My dad was always in charge of the mashed potatoes. I'm not sure how he ever came to be the Potato Engineer but, once they were ready, it was his job to mash them. Which he did with a hand masher and his tongue sticking slightly out of the corner of his mouth. When they reached fluffy perfection, he would pile them in a serving bowl and then embellish the heap with pats of butter.
My dad's other job was to carve the turkey - a job he took very seriously. He would come to the table with the big carving knife and one of those knife sharpeners that looked like a sword. He would take his place at the head of the table and start the Thanksgiving pageantry, criss-crossing the knife over the sharpener, elaborate arm swooping motions, until it was just right. Whatever that was. Who knew? Then he would poke the two prong fork into the turkey and begin to carve while we all waited anxiously. When he was done, we would all pile our plates, say grace and dig in.
After dinner, the adults would clean up and retire to the living room for beers, wine, sometimes a shot of something, and coffee for the ladies. Except my grandmother - she would have a beer or shot. Or both. Rest her soul.
The kids would go outside and play. Probably tag or some make believe game.
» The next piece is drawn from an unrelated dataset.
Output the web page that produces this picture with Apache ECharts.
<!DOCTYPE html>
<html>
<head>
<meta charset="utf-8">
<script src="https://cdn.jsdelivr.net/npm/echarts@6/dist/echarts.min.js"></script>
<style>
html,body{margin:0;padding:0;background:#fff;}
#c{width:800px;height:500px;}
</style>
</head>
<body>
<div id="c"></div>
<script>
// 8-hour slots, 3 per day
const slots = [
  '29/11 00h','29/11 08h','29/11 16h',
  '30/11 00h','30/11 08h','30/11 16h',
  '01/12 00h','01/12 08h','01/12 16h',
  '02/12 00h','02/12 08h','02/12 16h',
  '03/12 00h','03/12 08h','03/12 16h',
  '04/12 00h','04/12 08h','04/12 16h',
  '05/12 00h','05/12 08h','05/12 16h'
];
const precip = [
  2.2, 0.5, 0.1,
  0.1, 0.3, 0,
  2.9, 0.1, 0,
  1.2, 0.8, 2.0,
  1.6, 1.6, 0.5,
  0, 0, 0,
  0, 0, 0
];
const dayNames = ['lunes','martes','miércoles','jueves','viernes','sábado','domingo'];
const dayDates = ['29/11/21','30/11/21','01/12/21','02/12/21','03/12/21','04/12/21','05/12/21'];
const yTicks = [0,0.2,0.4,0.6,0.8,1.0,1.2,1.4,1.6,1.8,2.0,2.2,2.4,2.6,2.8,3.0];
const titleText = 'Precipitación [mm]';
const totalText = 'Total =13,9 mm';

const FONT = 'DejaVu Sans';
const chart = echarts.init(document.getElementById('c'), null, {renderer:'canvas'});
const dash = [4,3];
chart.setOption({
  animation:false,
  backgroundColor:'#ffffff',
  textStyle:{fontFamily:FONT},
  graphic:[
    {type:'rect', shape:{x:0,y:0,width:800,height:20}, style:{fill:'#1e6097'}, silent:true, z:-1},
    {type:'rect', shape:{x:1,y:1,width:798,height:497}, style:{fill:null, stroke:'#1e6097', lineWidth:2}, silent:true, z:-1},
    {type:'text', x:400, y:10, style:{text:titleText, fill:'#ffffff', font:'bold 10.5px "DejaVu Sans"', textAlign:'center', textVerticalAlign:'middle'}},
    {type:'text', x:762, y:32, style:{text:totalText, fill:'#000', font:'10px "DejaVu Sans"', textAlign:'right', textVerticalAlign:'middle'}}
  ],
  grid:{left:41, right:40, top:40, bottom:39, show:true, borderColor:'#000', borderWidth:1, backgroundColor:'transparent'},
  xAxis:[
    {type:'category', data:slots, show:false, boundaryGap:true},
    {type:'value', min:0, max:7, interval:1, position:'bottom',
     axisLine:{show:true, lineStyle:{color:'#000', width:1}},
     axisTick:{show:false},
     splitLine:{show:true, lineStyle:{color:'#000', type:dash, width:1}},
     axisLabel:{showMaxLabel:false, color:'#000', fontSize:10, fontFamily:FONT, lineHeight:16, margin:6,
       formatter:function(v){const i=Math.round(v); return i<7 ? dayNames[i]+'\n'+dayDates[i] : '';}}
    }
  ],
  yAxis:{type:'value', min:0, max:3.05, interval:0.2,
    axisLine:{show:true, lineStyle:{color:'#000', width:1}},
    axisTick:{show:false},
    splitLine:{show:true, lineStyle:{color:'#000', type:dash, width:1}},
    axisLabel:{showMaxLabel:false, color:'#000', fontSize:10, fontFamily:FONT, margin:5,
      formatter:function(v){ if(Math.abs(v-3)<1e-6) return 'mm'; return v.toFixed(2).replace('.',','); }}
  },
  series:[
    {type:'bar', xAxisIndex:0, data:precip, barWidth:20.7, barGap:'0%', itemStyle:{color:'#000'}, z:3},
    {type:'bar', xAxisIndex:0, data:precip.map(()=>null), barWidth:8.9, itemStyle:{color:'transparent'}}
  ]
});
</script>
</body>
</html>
In a little while we would come back in and have dessert.
I know there are people out there that dread holiday get-togethers - something I can't even imagine. My holiday memories are nothing but wonderful and happy. I don't remember anyone ever fighting or arguing - just a lot of eating, talking and laughing. As the years went on, the number or guests dwindled until it was just my parents, grandmother my and my sister's families.
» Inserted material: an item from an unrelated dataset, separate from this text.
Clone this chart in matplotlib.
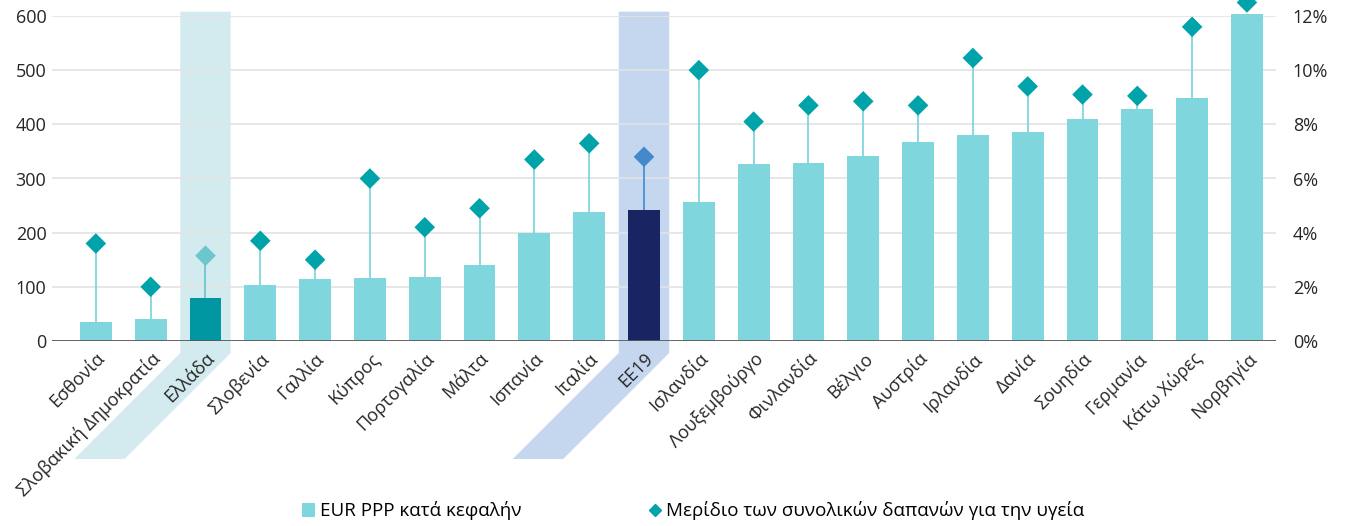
import numpy as np
import matplotlib
matplotlib.use('Agg')
import matplotlib.pyplot as plt
from matplotlib.patches import Polygon
from matplotlib.lines import Line2D
from matplotlib.patches import Patch

plt.rcParams['font.family'] = ['Open Sans', 'DejaVu Sans']

countries = ['Εσθονία', 'Σλοβακική Δημοκρατία', 'Ελλάδα', 'Σλοβενία', 'Γαλλία', 'Κύπρος',
             'Πορτογαλία', 'Μάλτα', 'Ισπανία', 'Ιταλία', 'ΕΕ19', 'Ισλανδία', 'Λουξεμβούργο',
             'Φινλανδία', 'Βέλγιο', 'Αυστρία', 'Ιρλανδία', 'Δανία', 'Σουηδία', 'Γερμανία',
             'Κάτω Χώρες', 'Νορβηγία']
eur_ppp = [36, 40, 79, 103, 114, 116, 118, 140, 200, 238, 242, 257, 327, 328, 342, 368,
           381, 385, 409, 428, 449, 604]
share = [3.6, 2.0, 3.15, 3.7, 3.0, 6.0, 4.2, 4.9, 6.7, 7.3, 6.8, 10.0, 8.1, 8.7, 8.85,
         8.7, 10.45, 9.4, 9.1, 9.05, 11.6, 12.5]
left_ticks = [0, 100, 200, 300, 400, 500, 600]
right_ticks = [0, 2, 4, 6, 8, 10, 12]
bar_label = 'EUR PPP κατά κεφαλήν'
dot_label = 'Μερίδιο των συνολικών δαπανών για την υγεία'

# colours
c_bar = '#80D6DD'
c_dot = '#00A3AA'
hl = {'Ελλάδα': dict(bar='#0097A3', dot='#6CC6CD', stem='#6CC6CD', band='#D3EBEF'),
      'ΕΕ19': dict(bar='#182562', dot='#4488CC', stem='#4A90D2', band='#C5D7EF')}

W, H = 1346, 526
fig = plt.figure(figsize=(W / 100, H / 100), dpi=100)
ax = fig.add_axes([52 / W, 1 - 341 / H, (1276 - 52) / W, (341 - 16) / H])
ax2 = ax.twinx()
ax.patch.set_visible(False)
ax2.patch.set_visible(False)

x = np.arange(len(countries))
bar_cols = [hl[c]['bar'] if c in hl else c_bar for c in countries]
dot_cols = [hl[c]['dot'] if c in hl else c_dot for c in countries]
stem_cols = [hl[c]['stem'] if c in hl else c_bar for c in countries]

ax.set_xlim(-0.8, len(countries) - 0.47)
ax.set_ylim(0, 600)
ax2.set_ylim(0, 12)

bars = ax.bar(x, eur_ppp, width=0.58, color=bar_cols, zorder=3)
for b in bars:
    b.set_clip_on(False)
ratio = 600 / 12
ax.vlines(x, eur_ppp, np.array(share) * ratio, colors=stem_cols, linewidth=1.3, zorder=2)
ax2.scatter(x, share, marker='D', s=110, c=dot_cols, zorder=5, clip_on=False, linewidths=0)

ax.set_yticks(left_ticks)
ax2.set_yticks(right_ticks)
ax2.set_yticklabels([f'{t}%' for t in right_ticks])
ax.yaxis.grid(True, color='#E3E3E3', linewidth=1.2, zorder=0)
ax.set_axisbelow(True)
for a in (ax, ax2):
    for s in ['top', 'left', 'right', 'bottom']:
        a.spines[s].set_visible(False)
    a.tick_params(length=0, labelsize=13, colors='#262626')
ax.axhline(0, color='#595959', linewidth=2, zorder=4)
ax.tick_params(axis='y', pad=4)
ax2.tick_params(axis='y', pad=12)

ax.set_xticks(x)
ax.set_xticklabels(countries, rotation=45, ha='right', va='top', rotation_mode='anchor')
ax.tick_params(axis='x', pad=6)

# highlight bands running down along the rotated label
fig.canvas.draw()
bw = 0.92
for name, st in hl.items():
    i = countries.index(name)
    xl, ytop = ax.transData.transform((i - bw / 2, 608))
    xr, ybase = ax.transData.transform((i + bw / 2, 0))
    yk = ybase - 12
    drop = 106
    pts = [(xl, ytop), (xr, ytop), (xr, yk), (xr - drop, yk - drop), (xl - drop, yk - drop), (xl, yk)]
    pts = [(px / W, py / H) for px, py in pts]
    fig.patches.append(Polygon(pts, closed=True, transform=fig.transFigure,
                               facecolor=st['band'], edgecolor='none', zorder=-1))

handles = [Patch(facecolor=c_bar, edgecolor='none'),
           Line2D([], [], marker='D', color=c_dot, linestyle='none', markersize=6.5)]
fig.legend(handles, [bar_label, dot_label], loc='center', bbox_to_anchor=(0.515, 1 - 511 / H),
           ncol=2, frameon=False, fontsize=13.5, columnspacing=6.8, handlelength=0.7,
           handletextpad=0.25, handleheight=0.7)

fig.savefig('out.png', dpi=100)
And now it is just my mom.
Who very graciously agreed to cook the 24 pound turkey I got from Giant.
Because, hey, free turkey! Plus her house is warmer.
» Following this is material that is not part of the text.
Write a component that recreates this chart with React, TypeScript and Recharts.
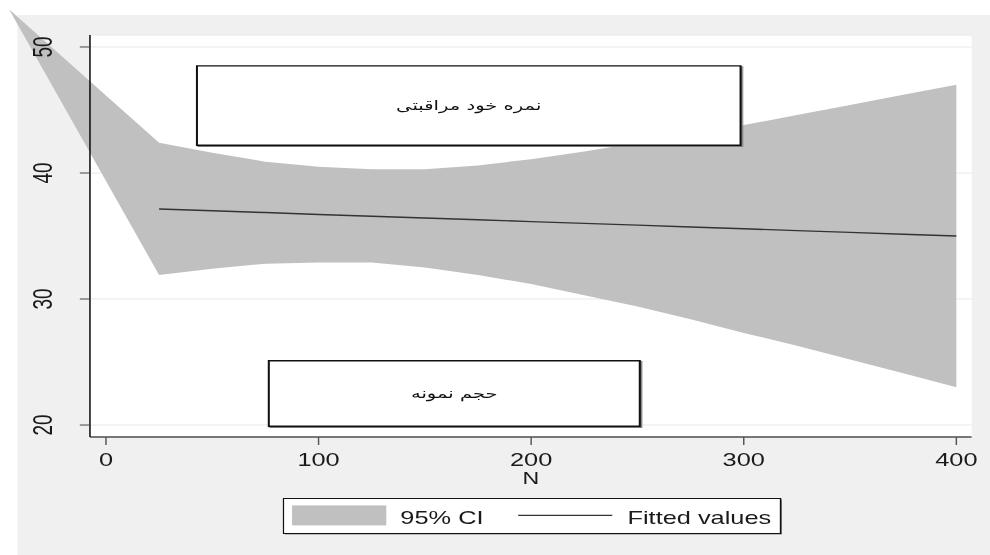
import React from "react";
import {
  ComposedChart,
  Area,
  Line,
  XAxis,
  YAxis,
  CartesianGrid,
  ReferenceArea,
  Legend,
} from "recharts";

// values
const nValues = [-45.6, 25, 50, 75, 100, 125, 150, 175, 200, 225, 250, 275, 300, 325, 350, 375, 400];
const ciLower = [53.0, 31.9, 32.4, 32.8, 32.9, 32.9, 32.5, 31.9, 31.2, 30.3, 29.4, 28.4, 27.3, 26.3, 25.2, 24.1, 23.0];
const ciUpper = [53.0, 42.4, 41.6, 40.9, 40.5, 40.3, 40.3, 40.6, 41.1, 41.7, 42.4, 43.1, 43.8, 44.6, 45.4, 46.2, 47.0];
const fitted = [null, 37.14, 37.0, 36.86, 36.71, 36.57, 36.43, 36.29, 36.14, 36.0, 35.86, 35.71, 35.57, 35.43, 35.29, 35.14, 35.0];

const xTicks = [0, 100, 200, 300, 400];
const yTicks = [20, 30, 40, 50];

const boxLabels = ["نمره خود مراقبتی", "حجم نمونه"];
const boxX = [[42.8, 298.5], [76.6, 251.1]];
const boxY = [[42.2, 48.5], [19.9, 25.1]];

const data = nValues.map((n, i) => ({
  n,
  ci: [ciLower[i], ciUpper[i]],
  fit: fitted[i],
}));

// the original graph is stretched horizontally, so draw narrow and scale
const W = 683;
const H = 555;
const STRETCH = 990 / W;
const FONT = "'Liberation Sans', Arial, sans-serif";

const XTick = (props: any) => {
  const { x, y, payload } = props;
  return (
    <text x={x} y={y} dy="0.71em" textAnchor="middle" fontSize={17.5} fontFamily={FONT} fill="#1a1a1a">
      {payload.value}
    </text>
  );
};

const YTick = (props: any) => {
  const { x, y, payload } = props;
  return (
    <text
      x={x}
      y={y}
      textAnchor="middle"
      transform={`rotate(-90, ${x}, ${y})`}
      fontSize={19}
      fontFamily={FONT}
      fill="#1a1a1a"
    >
      {payload.value}
    </text>
  );
};

const LegendBox = (props: any) => {
  const payload = props.payload || [];
  const ci = payload[0] || { value: "95% CI" };
  const fit = payload[1] || { value: "Fitted values" };
  return (
    <svg width={346} height={38} style={{ display: "block" }}>
      <rect x={1.5} y={1.5} width={343} height={35} fill="#8a8a8a" />
      <rect x={0.5} y={0.5} width={343} height={35} fill="#fff" stroke="#111" strokeWidth={1} />
      <rect x={6.5} y={7.4} width={65} height={20} fill="#c0c0c0" />
      <text x={81.2} y={26} fontSize={17.5} fontFamily={FONT} fill="#1a1a1a">
        {ci.value}
      </text>
      <line x1={162.5} x2={227.4} y1={17.4} y2={17.4} stroke="#333" strokeWidth={1.3} />
      <text x={237.9} y={26} fontSize={17.5} fontFamily={FONT} fill="#1a1a1a">
        {fit.value}
      </text>
    </svg>
  );
};

const css = `
.recharts-area, .recharts-area * { clip-path: none !important; }
.recharts-reference-area-rect { filter: drop-shadow(1px 1.5px 0 #7a7a7a); }
`;

export default function App() {
  return (
    <div
      style={{
        position: "absolute",
        left: 0,
        top: 0,
        width: W,
        height: H,
        transform: `scaleX(${STRETCH})`,
        transformOrigin: "0 0",
        overflow: "hidden",
      }}
    >
      {/* the band runs past the plot frame in the original, so no clipping */}
      <style>{css}</style>
      <div
        style={{
          position: "absolute",
          left: 12.4,
          top: 15,
          right: 0,
          bottom: 0,
          background: "#f0f0f0",
        }}
      />
      <div style={{ position: "absolute", left: 0, top: 0 }}>
        <ComposedChart
          width={W}
          height={H}
          data={data}
          margin={{ top: 35, right: 12.66, bottom: 88, left: 0 }}
        >
          <CartesianGrid vertical={false} stroke="#e8e8e8" fill="#ffffff" />
          <XAxis
            type="number"
            dataKey="n"
            domain={[-7.52, 407.2]}
            allowDataOverflow
            ticks={xTicks}
            interval={0}
            height={30}
            tickSize={8}
            tickMargin={9}
            tick={<XTick />}
            tickLine={{ stroke: "#555" }}
            axisLine={{ stroke: "#000" }}
            label={{ value: "N", position: "bottom", offset: 6, fontSize: 16, fontFamily: FONT, fill: "#1a1a1a" }}
          />
          <YAxis
            type="number"
            domain={[19.05, 50.95]}
            allowDataOverflow
            ticks={yTicks}
            interval={0}
            width={62.07}
            tickSize={7}
            tickMargin={19}
            tick={<YTick />}
            tickLine={{ stroke: "#444" }}
            axisLine={{ stroke: "#000" }}
          />
          <Area
            type="linear"
            dataKey="ci"
            name="95% CI"
            stroke="none"
            fill="#c0c0c0"
            fillOpacity={1}
            dot={false}
            activeDot={false}
            isAnimationActive={false}
          />
          <Line
            type="linear"
            dataKey="fit"
            name="Fitted values"
            stroke="#333"
            strokeWidth={1.4}
            dot={false}
            activeDot={false}
            isAnimationActive={false}
          />
          {boxLabels.map((t, i) => (
            <ReferenceArea
              key={t}
              x1={boxX[i][0]}
              x2={boxX[i][1]}
              y1={boxY[i][0]}
              y2={boxY[i][1]}
              fill="#ffffff"
              fillOpacity={1}
              stroke="#111"
              strokeWidth={1.4}
              label={{ value: t, position: "center", fontSize: 13.5, fontFamily: "'DejaVu Sans', sans-serif", fill: "#111" }}
            />
          ))}
          <Legend
            layout="horizontal"
            verticalAlign="middle"
            align="center"
            content={<LegendBox />}
            wrapperStyle={{ left: 194.7, top: 498.3, width: 346, height: 38 }}
          />
        </ComposedChart>
      </div>
    </div>
  );
}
So this year, my hubby, kids and I will have Thanksgiving dinner with my mom. And so it goes.
I don't really think about Thanksgiving Past very often so I'm glad I wrote this post. It gave me a chance to look back, almost like I was standing outside and looking in the dining room windows of my parents' house. I see a room full of people, sitting around a bountiful table, enjoying each other's company. I can hear the animated conversations and laugher. As I step back into the evening, the lights glow warmly and I can still catch the sound of an extra hearty laugh.
I step a little further back still and, even though I can no longer hear the people inside, the cheerful lights spill into the yard.
Snow flurries start to fall and I start to float up into the sky. Down below I can see the houses of our neighbors, where they are also sitting down to their holdiay meals.
Floating a higher still I can see over my whole home town and the twinkling lights of all the little houses. A beautiful peace alights on the earth, and I think to myself...
"Holy Crap! I'm flying!"
This post was brought to you by NaBloPoMo and Perrier.